Il a alors été demandé à la direction de la Technologie, du Ministère en charge de la recherche, de s’appuyer sur ces conclusions et d’animer un second groupe de travail en collaboration avec les directions concernées des ministères en charge de l’Environnement, de l’Equipement et de l’Industrie. La mission du groupe étant d’établir une proposition de programme de R&D sur les nouvelles technologies de l’énergie, en dehors du champ de l’énergie nucléaire. Les travaux de ce nouveau groupe de travail, présidé par Jean-Jacques Gagnepain ont abouti à définir des priorités dans cinq domaines. Ils présentent des propositions de programmes de R&D et le financement public nécessaire à leur réalisation. Ces programmes sont organisés par un comité de pilotage, ils sont articulés en thèmes de R&D d’intérêts commun coordonnés par des entités privées et publiques. La place des énergies renouvelable est essentiel, je vous donne le détail complet :
– Lancement d’un nouveau programme de R&D « Hydrogène et pile à combustible », s’appuyant sur les acquis et les pratiques du réseau de recherche et d’innovation « piles à combustibles » co-animé par l’ADEME et le CEA et rassemblant l’ensemble des industriels et des équipes de recherche impliqués.
– Maîtrise de la chaîne du CO2 : de la combustion des ressources possibles à la capture du CO2 et à son stockage. L’ensemble des acteurs intéressés sont d’ores et déjà rassemblés au sein d’un « club CO2 » animé par l’ADEME en liaison avec le réseau technologique pétrole et gaz.
– Mise en place d’un programme de recherches coordonnées sur l’énergie solaire photovoltaïque, permettant d’amplifier significativement les recherches et développements conduits par l’ADEME avec ses partenaires, organismes publics et industriels.
– Maîtrise de la consommation énergétique dans le bâtiment, prenant la suite du programme « bâtiment 2010 » mis en œuvre par l’ADEME.
– Développement du potentiel de la biomasse, notamment en ce qui concerne les usages dans le secteur des transports. Le PNRB (Plan National de Recherche sur la Biomasse) associe l’ADEME, l’IFP, le CNRS et l’INRA)

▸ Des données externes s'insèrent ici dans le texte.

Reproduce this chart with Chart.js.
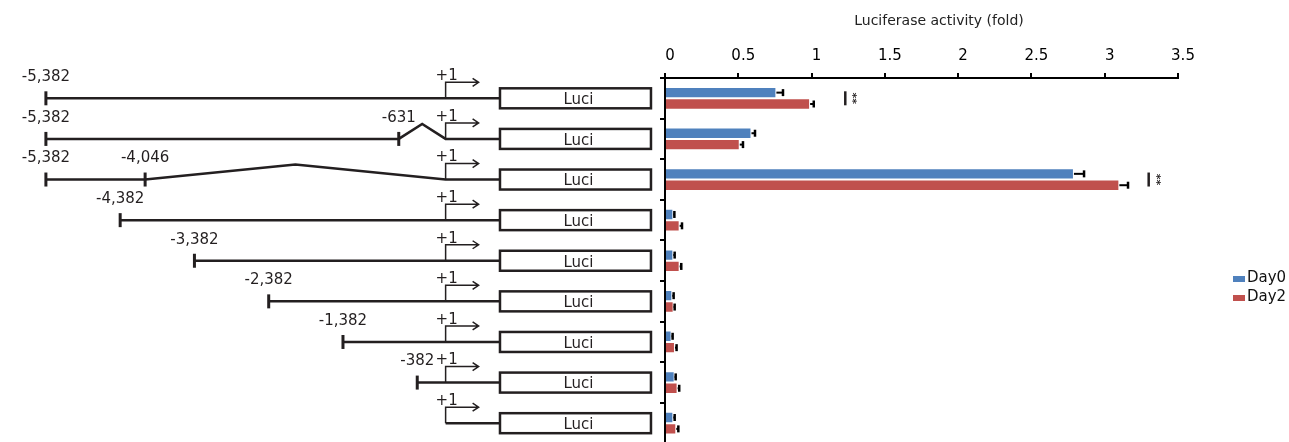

Ces orientations ont été reprises, en ce qui les concernent, dans le projet de loi d’orientations sur les énergies, le plan climat et le plan véhicule économe et propre.

Une agence de programmes a été crée : l’Agence Nationale de la Recherche (ANR), afin de les mettre en œuvre. Elle reprend notamment ces programmes. Un programme supplémentaire, celui des transports terrestres a une intersection importante avec les questions énergétiques. Finalement, le programme éco-technologie pourra inclure des domaines émergents, comme, par exemple les énergies marines, toujours en quête d’un programme structuré.

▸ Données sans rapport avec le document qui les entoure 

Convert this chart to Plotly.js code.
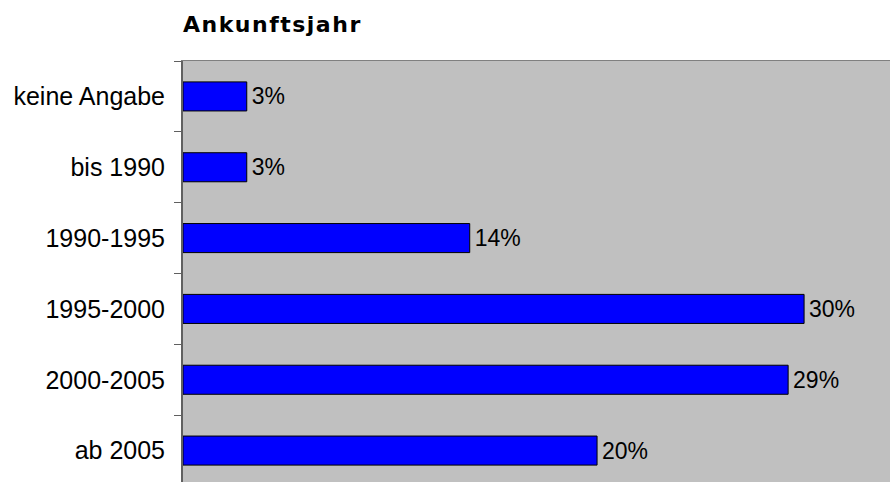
<!DOCTYPE html>
<html>
<head>
<meta charset="utf-8">
<script src="https://cdn.plot.ly/plotly-3.0.1.min.js"></script>
<style>
html, body { margin: 0; padding: 0; overflow: hidden; background: #fff; }
#chart { width: 890px; height: 486px; }
.gtitle { letter-spacing: 1.5px; }
</style>
</head>
<body>
<div id="chart"></div>
<script>
var categories = ["keine Angabe", "bis 1990", "1990-1995", "1995-2000", "2000-2005", "ab 2005"];
var values = [3.08, 3.08, 13.85, 30.0, 29.23, 20.0];
var valueLabels = ["3%", "3%", "14%", "30%", "29%", "20%"];

var trace = {
  type: "bar",
  orientation: "h",
  y: categories,
  x: values,
  text: valueLabels,
  texttemplate: "\u200A%{text}",
  textposition: "outside",
  cliponaxis: false,
  textfont: { family: "Liberation Sans, Arial, sans-serif", size: 23, color: "#000" },
  marker: { color: "#0000FF", line: { color: "#000000", width: 1 } },
  width: 0.41,
  hoverinfo: "none"
};

var layout = {
  width: 890,
  height: 486,
  margin: { l: 183, r: 0, t: 61, b: 0 },
  paper_bgcolor: "#FFFFFF",
  plot_bgcolor: "#C0C0C0",
  showlegend: false,
  title: {
    text: "<b>Ankunftsjahr</b>",
    font: { family: "DejaVu Sans, sans-serif", size: 22, color: "#000" },
    xref: "container", yref: "container",
    x: 183 / 890, xanchor: "left",
    y: 1 - 24 / 486, yanchor: "middle"
  },
  xaxis: {
    range: [0, 34.15],
    showticklabels: false,
    showgrid: false,
    zeroline: false,
    ticks: "",
    showline: true,
    mirror: true,
    linecolor: "#808080",
    linewidth: 1
  },
  yaxis: {
    type: "category",
    autorange: "reversed",
    showgrid: false,
    zeroline: false,
    showline: true,
    linecolor: "#606060",
    linewidth: 2,
    ticks: "outside",
    tickson: "boundaries",
    ticklen: 7,
    tickwidth: 1,
    tickcolor: "#606060",
    ticklabelstandoff: 11,
    tickfont: { family: "Liberation Sans, Arial, sans-serif", size: 25, color: "#000" }
  }
};

Plotly.newPlot("chart", [trace], layout, { displayModeBar: false, staticPlot: true });
</script>
</body>
</html>
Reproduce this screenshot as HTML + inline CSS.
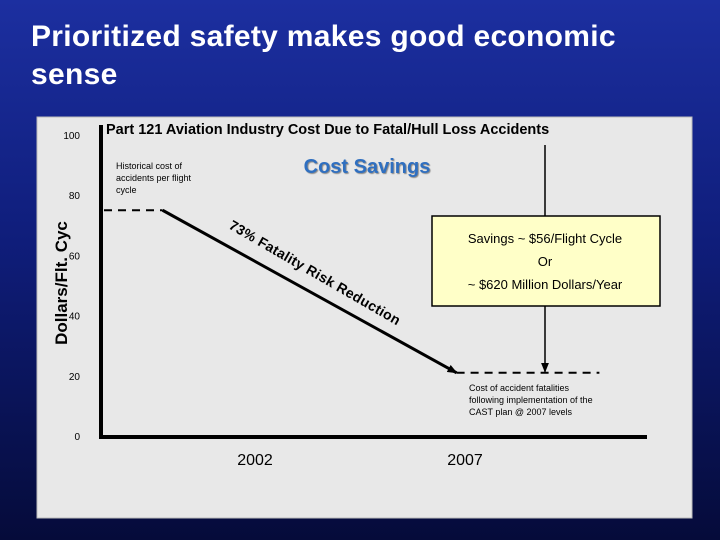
<!DOCTYPE html>
<html><head><meta charset="utf-8"><style>
html,body{margin:0;padding:0}
body{width:720px;height:540px;overflow:hidden;background:linear-gradient(#1c2fa0 0%,#0f1d7a 45%,#050b3a 100%);font-family:"Liberation Sans",sans-serif;position:relative}
#title{position:absolute;left:31px;top:18px;color:#fff;font-weight:bold;font-size:30px;line-height:38px;letter-spacing:0.3px}
</style></head><body>
<div id="title">Prioritized safety makes good economic<br>sense</div>
<svg id="chart" width="720" height="540" style="position:absolute;left:0;top:0">
<defs><marker id="ah" markerUnits="userSpaceOnUse" markerWidth="10" markerHeight="8" refX="9" refY="4" orient="auto"><path d="M0,0L10,4L0,8z" fill="#000"/></marker></defs>
<rect x="37" y="117" width="655" height="401" fill="#e8e8e8" stroke="#bbb"/>
</svg>
<script>
const years=[2002,2007];
const yTicks=[100,80,60,40,20,0];
const historical=[[1999.8,75]];
const trend=[[1999.8,75],[2006.8,21]];
const future=[[2006.8,21],[2010.2,21]];
const svg=document.getElementById('chart');const NS='http://www.w3.org/2000/svg';
const xs=v=>255+(v-2002)*42, ys=v=>436-v*3.01;
function mk(t,a,p){const e=document.createElementNS(NS,t);for(const k in a)e.setAttribute(k,a[k]);(p||svg).appendChild(e);return e;}
let e;
e=mk('line',{x1:101,y1:125,x2:101,y2:438,stroke:'#000','stroke-width':4});


e=mk('line',{x1:99,y1:437,x2:647,y2:437,stroke:'#000','stroke-width':4});


yTicks.forEach(v=>{e=mk('text',{x:80,y:ys(v)+4,'font-size':10,'text-anchor':'end'});e.textContent=v;

});
years.forEach(v=>{e=mk('text',{x:xs(v),y:465,'font-size':16,'text-anchor':'middle'});e.textContent=v;

});
e=mk('line',{x1:104,y1:ys(historical[0][1]),x2:xs(historical[0][0]),y2:ys(historical[0][1]),stroke:'#000','stroke-width':2,'stroke-dasharray':'8,6'});


e=mk('line',{x1:xs(trend[0][0]),y1:ys(trend[0][1]),x2:xs(trend[1][0]),y2:ys(trend[1][1]),stroke:'#000','stroke-width':3,'marker-end':'url(#ah)'});


e=mk('line',{x1:xs(future[0][0]),y1:ys(future[0][1]),x2:xs(future[1][0]),y2:ys(future[1][1]),stroke:'#000','stroke-width':2,'stroke-dasharray':'8,6'});


e=mk('line',{x1:545,y1:145,x2:545,y2:216,stroke:'#000','stroke-width':1.5});


e=mk('line',{x1:545,y1:305,x2:545,y2:ys(future[0][1])-1,stroke:'#000','stroke-width':1.5,'marker-end':'url(#ah)'});


e=mk('rect',{x:432,y:216,width:228,height:90,fill:'#ffffc8',stroke:'#000','stroke-width':1.5});


[['Savings ~ $56/Flight Cycle',243],['Or',266],['~ $620 Million Dollars/Year',289]].forEach(([t,y])=>{e=mk('text',{x:545,y:y,'font-size':13,'text-anchor':'middle'});e.textContent=t;

});
e=mk('text',{x:106,y:134,'font-size':14.5,'font-weight':'bold'});e.textContent='Part 121 Aviation Industry Cost Due to Fatal/Hull Loss Accidents';


e=mk('text',{x:367,y:173,'font-size':20,'font-weight':'bold',fill:'#2f6fc0','text-anchor':'middle',style:'text-shadow:1px 1px 1px #888'});e.textContent='Cost Savings';


[['Historical cost of',169],['accidents per flight',181],['cycle',193]].forEach(([t,y])=>{e=mk('text',{x:116,y:y,'font-size':9});e.textContent=t;

});
[['Cost of accident fatalities',391],['following implementation of the',403],['CAST plan @ 2007 levels',415]].forEach(([t,y])=>{e=mk('text',{x:469,y:y,'font-size':9});e.textContent=t;

});
e=mk('text',{x:0,y:0,'font-size':14,'font-weight':'bold',textLength:195,lengthAdjust:'spacing',transform:'translate(228,228) rotate(30)'});e.textContent='73% Fatality Risk Reduction';


e=mk('text',{x:0,y:0,'font-size':17,'font-weight':'bold','text-anchor':'middle',transform:'translate(67,283) rotate(-90)'});e.textContent='Dollars/Flt. Cyc';


</script>
</body></html>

Ce dispositif est complété par l’Agence de l’Innovation Industrielle (AII). Elle est chargée d’identifier et de soutenir des grands programmes innovants. Elle s’appuiera d’abord sur les grandes entreprises et fondera son action ainsi que la définition de ses priorités sur une analyse des forces et faiblesses de l’industrie française. Elle s’appuiera sur les compétences (ressources humaines, potentiel de recherche, infrastructures) développées dans le cadre des pôles de compétitivité. Elle mettra en place des programmes mobilisateurs pour l’innovation industrielle (PMII). Ils sont destinés à durer entre cinq et dix ans et les montants des financements publics sont estimés entre trente et cent cinquante millions d’euros par an et par projet, pour une période de cinq ans environ. Le principe des PMII consiste à construire des synergies analogues à celles que visaient les politiques industrielles des années soixante, dans un contexte où l’intervention publique a pour vocation d’encourager les acteurs privés à développer eux-mêmes ces synergies. En un sens, on retrouve une synergie entre entreprises, secteur de la recherche et dynamique des marchés, mais le secteur public est simplement le catalyseur de cette configuration. Ces programmes sont ouverts à toutes les entreprises européennes et ne se limitent donc pas aux entreprises nationales. Parmi les exemples de Programmes Mobilisateurs pour l’Innovation Industrielle de la future Agence de l’Innovation Industrielle, le rapport Beffa propose des technologies directement liées au problème climatique : la pile à combustible et la filière hydrogène, la voiture économe et propre, les biocarburants, le solaire photovoltaïque ou la capture et la séquestration du CO2.

L’AII qui attribuera des avances remboursables pour soutenir des projets fédérateurs sous maîtrise de groupes industriels complétera le dispositif en faveur de la recherche et de l’innovation qui sera ainsi basé au niveau national sur 3 piliers :
– l’Agence nationale de la recherche pour les projets en partenariat avec la recherche publique et la recherche technologique non finalisée ;
– groupe Oséo (BDPME, Anvar, ADPME) pour le soutien aux PME et la valorisation de leur recherche
– l’Agence de l’innovation industrielle pour les grands projets fédérateurs en partenariat avec les groupes industriels.

Mais bien entendu cette exhaustivité de la recherche des solutions nécessite une coopération internationale, car chaque pays chaque acteur ne pas explorer chaque filière. Il faut se partager les priorités de travail pour pouvoir ensuite se concentrer sur les technologies identifiées collectivement comme les meilleures filières. Il ne faut donc pas travailler uniquement sur la maille française ou européenne. Certaines organisations internationales sont incontournables comme l’Agence Internationale de l’Energie ou la Convention cadre pour les changements climatiques et les mécanismes de développement propre du protocole de Kyoto. Nous avons aussi pour la France le réseau de la francophonie avec l’Institut de l’énergie et de l’environnement de la francophonie, l’IEPF, qui joue un rôle dans les transferts et le renforcement de capacité des pays francophones en développement en matière d’énergie.

Voilà quelques éléments survolant la problématique énergies renouvelables et développement durable. Je vous propose quelques éléments de réponse des pouvoirs publics. Je suis à votre disposition pour continuer cet échange ouvert aujourd’hui.

Je vous remercie de votre attention et remercie les organisateurs de leur accueil.